PROMPT:
Begin with the line holding "Write the Plotly code for this chart.", end with the line holding "rural_lo = [331, 322, 321, 280, 184, 226]", and repeat every line in between exactly, without pictures.
○ ○ ○ ○ ○
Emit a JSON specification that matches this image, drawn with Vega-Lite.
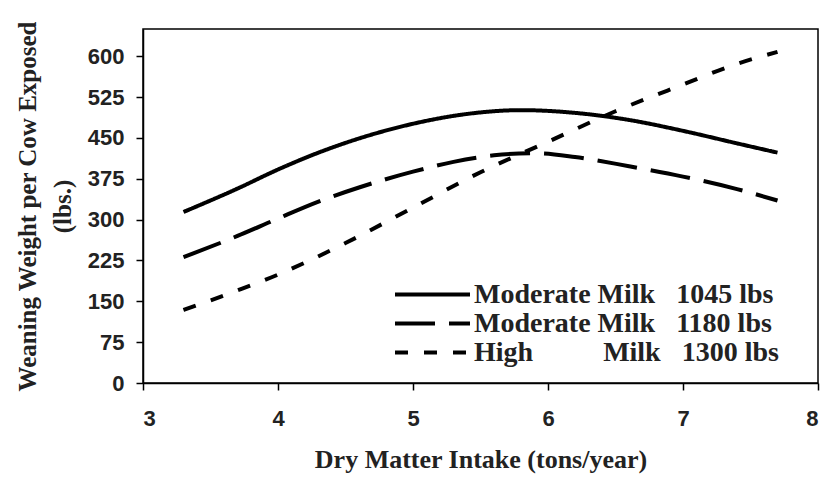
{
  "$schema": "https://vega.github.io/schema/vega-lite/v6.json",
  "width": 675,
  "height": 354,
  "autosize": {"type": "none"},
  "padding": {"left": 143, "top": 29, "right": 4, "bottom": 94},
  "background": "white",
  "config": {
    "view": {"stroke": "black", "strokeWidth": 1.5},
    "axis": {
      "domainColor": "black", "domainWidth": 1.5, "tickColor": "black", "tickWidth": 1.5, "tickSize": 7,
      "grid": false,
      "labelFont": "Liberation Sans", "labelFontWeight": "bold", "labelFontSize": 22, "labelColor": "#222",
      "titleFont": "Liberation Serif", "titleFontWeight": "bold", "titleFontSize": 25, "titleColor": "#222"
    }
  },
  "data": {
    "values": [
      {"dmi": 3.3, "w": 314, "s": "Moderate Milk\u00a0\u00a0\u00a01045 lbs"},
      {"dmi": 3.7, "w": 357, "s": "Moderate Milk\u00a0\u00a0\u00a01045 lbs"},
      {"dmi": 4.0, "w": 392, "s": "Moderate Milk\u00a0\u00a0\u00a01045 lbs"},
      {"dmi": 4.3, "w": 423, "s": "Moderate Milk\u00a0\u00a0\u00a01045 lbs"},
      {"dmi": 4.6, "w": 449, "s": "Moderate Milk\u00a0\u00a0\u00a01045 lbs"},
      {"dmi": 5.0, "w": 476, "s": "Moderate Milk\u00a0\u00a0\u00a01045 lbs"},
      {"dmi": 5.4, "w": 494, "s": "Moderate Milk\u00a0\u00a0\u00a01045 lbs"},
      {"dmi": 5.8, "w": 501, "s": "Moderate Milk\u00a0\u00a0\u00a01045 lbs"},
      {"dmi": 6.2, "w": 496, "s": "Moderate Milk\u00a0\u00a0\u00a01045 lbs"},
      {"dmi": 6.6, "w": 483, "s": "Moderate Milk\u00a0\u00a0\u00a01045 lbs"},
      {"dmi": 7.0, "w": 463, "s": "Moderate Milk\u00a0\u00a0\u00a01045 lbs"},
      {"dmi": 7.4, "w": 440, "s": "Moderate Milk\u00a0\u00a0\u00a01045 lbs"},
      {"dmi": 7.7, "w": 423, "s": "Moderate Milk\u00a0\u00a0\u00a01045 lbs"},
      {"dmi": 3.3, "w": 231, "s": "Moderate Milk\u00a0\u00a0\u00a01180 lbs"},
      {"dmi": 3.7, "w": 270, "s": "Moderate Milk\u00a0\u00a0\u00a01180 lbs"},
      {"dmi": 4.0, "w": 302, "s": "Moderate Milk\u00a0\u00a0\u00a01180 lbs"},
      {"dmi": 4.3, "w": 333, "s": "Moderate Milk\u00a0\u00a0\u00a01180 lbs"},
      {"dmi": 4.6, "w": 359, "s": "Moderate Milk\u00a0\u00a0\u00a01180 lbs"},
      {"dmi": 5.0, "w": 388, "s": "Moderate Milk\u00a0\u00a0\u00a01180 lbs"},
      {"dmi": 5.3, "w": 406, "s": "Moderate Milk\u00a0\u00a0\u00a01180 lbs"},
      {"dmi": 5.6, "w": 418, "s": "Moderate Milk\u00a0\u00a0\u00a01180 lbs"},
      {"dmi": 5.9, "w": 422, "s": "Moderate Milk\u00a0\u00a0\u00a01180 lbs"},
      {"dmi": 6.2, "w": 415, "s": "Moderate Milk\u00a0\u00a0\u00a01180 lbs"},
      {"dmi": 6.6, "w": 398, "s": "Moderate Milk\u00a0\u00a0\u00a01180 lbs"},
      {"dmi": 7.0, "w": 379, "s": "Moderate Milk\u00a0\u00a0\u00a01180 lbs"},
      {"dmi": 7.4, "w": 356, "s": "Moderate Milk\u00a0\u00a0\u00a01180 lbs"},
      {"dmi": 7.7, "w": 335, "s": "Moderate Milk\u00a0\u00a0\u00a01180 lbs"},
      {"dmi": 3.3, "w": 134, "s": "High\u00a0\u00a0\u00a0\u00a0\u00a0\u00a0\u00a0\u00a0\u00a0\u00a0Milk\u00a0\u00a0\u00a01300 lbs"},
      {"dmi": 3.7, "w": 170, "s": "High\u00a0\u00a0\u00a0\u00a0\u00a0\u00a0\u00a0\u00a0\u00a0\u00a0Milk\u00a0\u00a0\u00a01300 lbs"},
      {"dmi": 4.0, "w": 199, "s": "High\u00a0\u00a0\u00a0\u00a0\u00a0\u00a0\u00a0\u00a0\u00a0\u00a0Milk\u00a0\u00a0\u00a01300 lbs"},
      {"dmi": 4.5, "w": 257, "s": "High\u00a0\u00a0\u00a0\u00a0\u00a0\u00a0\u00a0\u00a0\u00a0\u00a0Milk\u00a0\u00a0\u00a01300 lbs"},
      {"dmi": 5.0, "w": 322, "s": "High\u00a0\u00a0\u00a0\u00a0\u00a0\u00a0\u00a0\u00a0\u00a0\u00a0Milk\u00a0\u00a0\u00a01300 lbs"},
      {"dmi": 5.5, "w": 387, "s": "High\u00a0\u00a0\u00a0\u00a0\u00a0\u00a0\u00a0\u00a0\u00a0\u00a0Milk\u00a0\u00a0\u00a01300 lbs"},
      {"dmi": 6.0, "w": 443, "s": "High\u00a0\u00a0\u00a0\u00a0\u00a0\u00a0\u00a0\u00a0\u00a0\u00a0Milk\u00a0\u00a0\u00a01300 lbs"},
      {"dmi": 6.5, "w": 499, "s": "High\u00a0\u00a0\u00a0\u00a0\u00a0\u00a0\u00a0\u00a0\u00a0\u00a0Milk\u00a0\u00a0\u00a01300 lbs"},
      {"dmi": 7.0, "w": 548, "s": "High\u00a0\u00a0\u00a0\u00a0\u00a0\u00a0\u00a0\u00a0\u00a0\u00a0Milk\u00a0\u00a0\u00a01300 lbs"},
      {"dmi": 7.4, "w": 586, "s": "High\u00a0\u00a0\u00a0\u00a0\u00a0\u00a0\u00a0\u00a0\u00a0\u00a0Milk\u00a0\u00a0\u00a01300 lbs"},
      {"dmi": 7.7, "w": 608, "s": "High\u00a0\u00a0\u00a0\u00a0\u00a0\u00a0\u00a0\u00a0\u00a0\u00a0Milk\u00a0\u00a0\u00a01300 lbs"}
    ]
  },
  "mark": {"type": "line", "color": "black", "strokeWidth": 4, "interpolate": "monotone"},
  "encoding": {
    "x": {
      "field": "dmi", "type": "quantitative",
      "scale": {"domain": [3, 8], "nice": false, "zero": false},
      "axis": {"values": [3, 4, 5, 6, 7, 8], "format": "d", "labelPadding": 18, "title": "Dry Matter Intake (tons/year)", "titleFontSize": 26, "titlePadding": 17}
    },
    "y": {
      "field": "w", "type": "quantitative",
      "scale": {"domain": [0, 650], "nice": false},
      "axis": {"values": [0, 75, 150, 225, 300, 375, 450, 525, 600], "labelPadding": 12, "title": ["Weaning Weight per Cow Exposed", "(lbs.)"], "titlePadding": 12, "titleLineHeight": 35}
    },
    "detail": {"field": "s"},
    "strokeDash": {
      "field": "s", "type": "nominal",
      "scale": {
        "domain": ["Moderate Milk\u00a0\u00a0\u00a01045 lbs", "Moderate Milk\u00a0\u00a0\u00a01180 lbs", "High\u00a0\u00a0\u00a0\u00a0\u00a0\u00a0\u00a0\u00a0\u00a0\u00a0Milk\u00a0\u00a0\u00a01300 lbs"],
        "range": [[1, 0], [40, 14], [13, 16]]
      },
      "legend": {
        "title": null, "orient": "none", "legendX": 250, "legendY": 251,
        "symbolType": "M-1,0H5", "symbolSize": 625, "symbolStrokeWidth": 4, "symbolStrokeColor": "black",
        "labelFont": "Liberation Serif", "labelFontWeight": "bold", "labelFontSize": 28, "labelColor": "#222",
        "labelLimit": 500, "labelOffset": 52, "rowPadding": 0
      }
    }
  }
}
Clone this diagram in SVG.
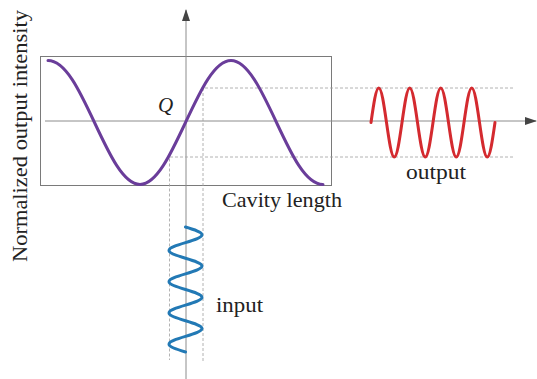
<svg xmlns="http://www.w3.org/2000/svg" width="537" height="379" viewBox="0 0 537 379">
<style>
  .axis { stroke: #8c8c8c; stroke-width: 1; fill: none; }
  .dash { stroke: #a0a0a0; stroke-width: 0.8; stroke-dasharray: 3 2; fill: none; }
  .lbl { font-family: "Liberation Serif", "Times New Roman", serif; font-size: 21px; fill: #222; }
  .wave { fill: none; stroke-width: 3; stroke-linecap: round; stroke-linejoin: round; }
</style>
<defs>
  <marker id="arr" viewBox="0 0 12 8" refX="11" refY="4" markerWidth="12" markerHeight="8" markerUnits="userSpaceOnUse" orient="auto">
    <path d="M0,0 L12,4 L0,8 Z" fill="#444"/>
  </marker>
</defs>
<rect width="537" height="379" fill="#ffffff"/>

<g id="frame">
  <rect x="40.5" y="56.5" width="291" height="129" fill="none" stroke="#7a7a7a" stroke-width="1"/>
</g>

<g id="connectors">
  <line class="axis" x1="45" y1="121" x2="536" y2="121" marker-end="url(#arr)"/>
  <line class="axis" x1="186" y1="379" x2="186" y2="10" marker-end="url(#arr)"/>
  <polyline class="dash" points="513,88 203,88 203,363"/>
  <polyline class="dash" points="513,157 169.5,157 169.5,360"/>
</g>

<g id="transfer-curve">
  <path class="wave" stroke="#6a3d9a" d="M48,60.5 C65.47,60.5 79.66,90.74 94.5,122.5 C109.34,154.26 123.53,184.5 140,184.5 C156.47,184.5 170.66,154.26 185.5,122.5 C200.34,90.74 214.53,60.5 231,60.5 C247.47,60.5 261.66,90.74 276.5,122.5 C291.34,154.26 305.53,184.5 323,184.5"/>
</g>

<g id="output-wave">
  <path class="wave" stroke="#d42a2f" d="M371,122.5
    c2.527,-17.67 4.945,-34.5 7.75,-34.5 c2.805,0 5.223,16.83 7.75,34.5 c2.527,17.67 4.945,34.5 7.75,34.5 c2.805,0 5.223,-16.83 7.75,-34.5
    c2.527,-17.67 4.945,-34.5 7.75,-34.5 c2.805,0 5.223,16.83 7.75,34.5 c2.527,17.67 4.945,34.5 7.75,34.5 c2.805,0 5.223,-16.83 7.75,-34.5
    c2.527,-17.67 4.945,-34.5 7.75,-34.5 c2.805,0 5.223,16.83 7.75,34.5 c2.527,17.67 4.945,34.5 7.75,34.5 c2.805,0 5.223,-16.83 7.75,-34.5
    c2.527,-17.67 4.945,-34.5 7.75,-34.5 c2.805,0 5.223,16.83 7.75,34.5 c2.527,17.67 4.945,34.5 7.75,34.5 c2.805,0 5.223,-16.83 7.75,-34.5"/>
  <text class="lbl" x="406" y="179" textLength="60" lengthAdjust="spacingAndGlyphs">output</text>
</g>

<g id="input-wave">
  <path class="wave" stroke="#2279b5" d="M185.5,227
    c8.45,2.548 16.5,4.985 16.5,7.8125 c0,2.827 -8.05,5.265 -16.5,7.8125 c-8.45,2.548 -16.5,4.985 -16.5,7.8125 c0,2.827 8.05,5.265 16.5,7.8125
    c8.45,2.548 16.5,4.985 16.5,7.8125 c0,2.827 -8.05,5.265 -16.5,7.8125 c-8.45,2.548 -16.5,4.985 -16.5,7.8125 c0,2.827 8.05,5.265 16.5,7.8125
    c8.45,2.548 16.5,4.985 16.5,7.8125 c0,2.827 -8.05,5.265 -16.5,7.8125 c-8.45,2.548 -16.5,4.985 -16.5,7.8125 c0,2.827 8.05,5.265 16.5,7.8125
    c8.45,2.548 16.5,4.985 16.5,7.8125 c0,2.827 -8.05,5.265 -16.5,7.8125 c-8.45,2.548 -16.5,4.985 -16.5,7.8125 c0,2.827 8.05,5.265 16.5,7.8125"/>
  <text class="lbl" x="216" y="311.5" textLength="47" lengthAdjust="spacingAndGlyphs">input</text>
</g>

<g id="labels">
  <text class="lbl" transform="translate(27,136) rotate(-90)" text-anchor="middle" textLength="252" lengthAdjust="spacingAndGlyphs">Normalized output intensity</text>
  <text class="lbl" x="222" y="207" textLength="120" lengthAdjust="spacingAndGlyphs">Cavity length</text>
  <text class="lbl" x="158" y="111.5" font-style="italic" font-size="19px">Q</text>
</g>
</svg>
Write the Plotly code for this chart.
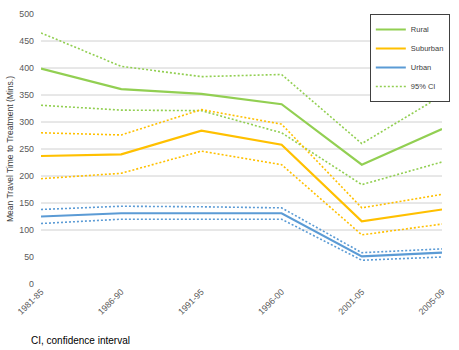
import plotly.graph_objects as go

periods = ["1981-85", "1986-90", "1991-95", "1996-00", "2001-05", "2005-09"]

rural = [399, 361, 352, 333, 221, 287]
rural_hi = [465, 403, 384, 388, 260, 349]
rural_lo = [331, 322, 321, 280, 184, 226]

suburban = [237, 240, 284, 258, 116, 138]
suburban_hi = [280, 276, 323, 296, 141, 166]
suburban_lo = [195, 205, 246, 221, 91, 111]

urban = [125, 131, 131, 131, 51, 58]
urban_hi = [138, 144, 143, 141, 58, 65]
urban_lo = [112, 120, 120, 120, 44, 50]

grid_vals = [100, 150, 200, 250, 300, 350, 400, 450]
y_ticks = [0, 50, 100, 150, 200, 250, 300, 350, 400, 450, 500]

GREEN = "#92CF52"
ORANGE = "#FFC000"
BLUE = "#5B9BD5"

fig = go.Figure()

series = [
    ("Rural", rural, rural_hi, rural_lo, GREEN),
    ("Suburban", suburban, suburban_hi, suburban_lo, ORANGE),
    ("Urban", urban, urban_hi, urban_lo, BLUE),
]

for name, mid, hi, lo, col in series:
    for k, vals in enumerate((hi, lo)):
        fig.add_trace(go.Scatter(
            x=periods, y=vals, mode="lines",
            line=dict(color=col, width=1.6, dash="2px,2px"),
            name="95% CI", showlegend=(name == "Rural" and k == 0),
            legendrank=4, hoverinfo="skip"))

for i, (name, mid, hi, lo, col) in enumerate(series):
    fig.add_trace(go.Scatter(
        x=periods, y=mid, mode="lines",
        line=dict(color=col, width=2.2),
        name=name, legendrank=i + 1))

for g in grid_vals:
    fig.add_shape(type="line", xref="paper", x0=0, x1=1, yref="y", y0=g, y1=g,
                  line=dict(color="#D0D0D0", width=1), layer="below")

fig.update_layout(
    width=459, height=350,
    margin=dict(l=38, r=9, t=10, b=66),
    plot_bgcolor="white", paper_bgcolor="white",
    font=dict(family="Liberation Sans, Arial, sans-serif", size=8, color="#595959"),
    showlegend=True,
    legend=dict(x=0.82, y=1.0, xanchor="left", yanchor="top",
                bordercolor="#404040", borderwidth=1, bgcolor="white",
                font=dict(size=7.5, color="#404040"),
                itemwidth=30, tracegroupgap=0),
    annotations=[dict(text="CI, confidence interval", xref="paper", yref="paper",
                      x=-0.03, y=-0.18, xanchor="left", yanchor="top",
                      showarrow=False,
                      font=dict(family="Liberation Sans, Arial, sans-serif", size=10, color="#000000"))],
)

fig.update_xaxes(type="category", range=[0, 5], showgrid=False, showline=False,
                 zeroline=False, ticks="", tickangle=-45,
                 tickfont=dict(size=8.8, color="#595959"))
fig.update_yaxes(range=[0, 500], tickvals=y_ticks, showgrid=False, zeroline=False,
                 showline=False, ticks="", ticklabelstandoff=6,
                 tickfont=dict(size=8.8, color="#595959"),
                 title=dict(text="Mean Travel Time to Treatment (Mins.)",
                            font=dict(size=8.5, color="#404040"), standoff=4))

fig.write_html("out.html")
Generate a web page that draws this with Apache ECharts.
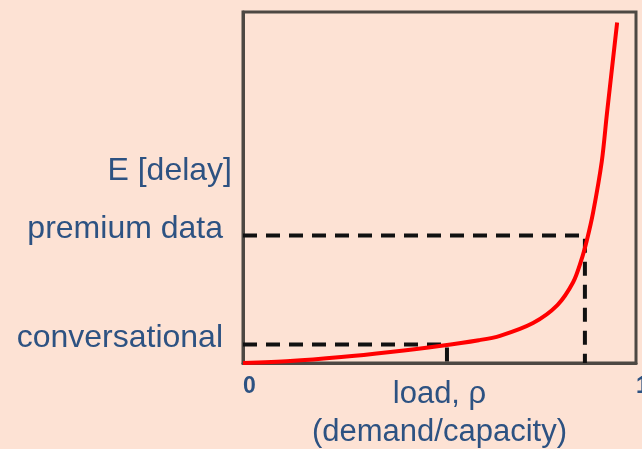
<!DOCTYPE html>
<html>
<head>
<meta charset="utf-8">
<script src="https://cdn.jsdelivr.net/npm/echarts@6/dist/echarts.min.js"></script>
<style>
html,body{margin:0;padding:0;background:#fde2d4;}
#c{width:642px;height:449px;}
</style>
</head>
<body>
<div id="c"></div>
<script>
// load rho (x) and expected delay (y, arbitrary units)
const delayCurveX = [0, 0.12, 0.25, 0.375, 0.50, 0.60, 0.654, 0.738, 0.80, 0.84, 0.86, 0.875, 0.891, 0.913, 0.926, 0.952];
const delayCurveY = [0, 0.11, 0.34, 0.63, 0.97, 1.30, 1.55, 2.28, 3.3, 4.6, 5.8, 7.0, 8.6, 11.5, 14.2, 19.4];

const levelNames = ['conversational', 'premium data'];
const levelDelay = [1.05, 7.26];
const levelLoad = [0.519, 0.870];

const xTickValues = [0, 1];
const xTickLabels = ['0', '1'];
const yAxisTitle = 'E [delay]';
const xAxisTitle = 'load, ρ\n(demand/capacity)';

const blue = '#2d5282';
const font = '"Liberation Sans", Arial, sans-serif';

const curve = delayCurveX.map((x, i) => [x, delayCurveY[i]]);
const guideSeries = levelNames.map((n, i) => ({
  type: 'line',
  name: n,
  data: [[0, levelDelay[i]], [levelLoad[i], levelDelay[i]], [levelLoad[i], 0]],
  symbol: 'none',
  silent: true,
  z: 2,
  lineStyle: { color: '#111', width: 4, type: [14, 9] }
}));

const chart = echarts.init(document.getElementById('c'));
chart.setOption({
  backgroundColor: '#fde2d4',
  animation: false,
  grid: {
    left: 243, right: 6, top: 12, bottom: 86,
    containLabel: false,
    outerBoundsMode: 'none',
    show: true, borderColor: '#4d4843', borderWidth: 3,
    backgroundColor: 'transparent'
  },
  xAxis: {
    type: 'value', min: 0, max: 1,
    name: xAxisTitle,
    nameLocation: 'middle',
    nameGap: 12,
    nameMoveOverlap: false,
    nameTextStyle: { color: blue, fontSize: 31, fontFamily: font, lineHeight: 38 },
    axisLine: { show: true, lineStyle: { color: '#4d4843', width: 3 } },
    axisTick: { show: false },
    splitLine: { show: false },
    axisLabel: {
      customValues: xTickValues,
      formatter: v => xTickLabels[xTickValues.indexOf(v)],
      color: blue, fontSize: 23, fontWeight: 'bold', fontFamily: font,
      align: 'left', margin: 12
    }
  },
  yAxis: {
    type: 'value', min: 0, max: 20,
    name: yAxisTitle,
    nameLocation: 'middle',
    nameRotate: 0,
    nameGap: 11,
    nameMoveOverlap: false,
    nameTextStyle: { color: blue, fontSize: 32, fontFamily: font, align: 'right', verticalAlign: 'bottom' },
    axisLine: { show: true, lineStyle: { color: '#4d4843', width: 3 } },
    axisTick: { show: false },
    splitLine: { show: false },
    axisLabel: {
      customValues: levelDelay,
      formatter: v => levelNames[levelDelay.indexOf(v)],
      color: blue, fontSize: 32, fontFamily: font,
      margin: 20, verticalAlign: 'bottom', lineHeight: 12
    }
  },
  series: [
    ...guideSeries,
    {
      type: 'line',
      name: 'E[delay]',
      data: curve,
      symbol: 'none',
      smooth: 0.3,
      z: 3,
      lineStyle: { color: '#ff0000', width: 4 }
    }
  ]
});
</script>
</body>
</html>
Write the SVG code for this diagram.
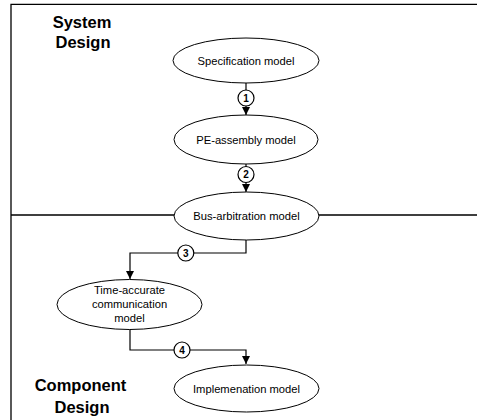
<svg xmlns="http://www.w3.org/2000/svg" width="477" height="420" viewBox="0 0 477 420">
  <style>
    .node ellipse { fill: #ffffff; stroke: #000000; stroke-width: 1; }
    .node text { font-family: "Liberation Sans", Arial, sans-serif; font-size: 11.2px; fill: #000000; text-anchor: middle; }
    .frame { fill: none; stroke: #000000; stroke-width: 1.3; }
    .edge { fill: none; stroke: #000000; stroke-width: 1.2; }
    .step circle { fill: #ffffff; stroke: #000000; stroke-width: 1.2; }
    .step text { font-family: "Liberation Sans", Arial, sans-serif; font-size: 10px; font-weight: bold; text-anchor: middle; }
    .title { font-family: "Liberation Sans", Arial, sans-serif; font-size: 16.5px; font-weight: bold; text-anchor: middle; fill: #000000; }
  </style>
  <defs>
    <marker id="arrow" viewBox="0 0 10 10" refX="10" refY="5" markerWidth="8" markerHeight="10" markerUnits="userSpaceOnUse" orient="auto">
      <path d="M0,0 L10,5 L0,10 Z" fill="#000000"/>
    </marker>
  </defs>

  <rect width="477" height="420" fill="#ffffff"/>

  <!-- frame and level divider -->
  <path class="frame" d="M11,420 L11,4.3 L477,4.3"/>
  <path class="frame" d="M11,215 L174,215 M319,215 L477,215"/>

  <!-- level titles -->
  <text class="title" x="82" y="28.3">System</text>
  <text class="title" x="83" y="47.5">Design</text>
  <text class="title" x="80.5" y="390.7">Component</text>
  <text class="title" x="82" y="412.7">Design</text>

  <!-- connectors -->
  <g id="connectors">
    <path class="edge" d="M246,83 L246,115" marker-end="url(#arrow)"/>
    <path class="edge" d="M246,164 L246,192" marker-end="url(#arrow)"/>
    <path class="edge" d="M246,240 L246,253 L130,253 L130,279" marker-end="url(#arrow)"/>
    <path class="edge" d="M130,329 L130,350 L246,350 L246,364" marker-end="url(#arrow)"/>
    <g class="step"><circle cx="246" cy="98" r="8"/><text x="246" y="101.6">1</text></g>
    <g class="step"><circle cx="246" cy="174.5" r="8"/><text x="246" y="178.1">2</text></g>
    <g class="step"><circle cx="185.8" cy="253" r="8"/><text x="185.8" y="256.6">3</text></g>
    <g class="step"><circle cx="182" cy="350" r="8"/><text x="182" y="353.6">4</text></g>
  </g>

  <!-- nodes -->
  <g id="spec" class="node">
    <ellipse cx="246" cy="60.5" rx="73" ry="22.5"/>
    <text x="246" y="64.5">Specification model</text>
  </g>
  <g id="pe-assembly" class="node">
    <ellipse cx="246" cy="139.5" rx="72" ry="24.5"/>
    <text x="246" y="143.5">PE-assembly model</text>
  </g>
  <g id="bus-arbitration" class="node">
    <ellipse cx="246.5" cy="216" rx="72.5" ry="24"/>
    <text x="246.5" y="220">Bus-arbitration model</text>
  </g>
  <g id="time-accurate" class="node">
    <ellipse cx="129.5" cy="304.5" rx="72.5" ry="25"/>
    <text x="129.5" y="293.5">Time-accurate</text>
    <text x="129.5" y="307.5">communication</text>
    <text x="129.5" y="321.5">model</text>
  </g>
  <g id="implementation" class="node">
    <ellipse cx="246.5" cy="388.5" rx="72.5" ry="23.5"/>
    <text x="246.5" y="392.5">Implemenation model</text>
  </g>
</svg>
○ ○ ○ ○ ○
WRITTEN RESPONSE:
Write the Plotly code for this chart.
import plotly.graph_objects as go

periods = ["1981-85", "1986-90", "1991-95", "1996-00", "2001-05", "2005-09"]

rural = [399, 361, 352, 333, 221, 287]
rural_hi = [465, 403, 384, 388, 260, 349]
rural_lo = [331, 322, 321, 280, 184, 226]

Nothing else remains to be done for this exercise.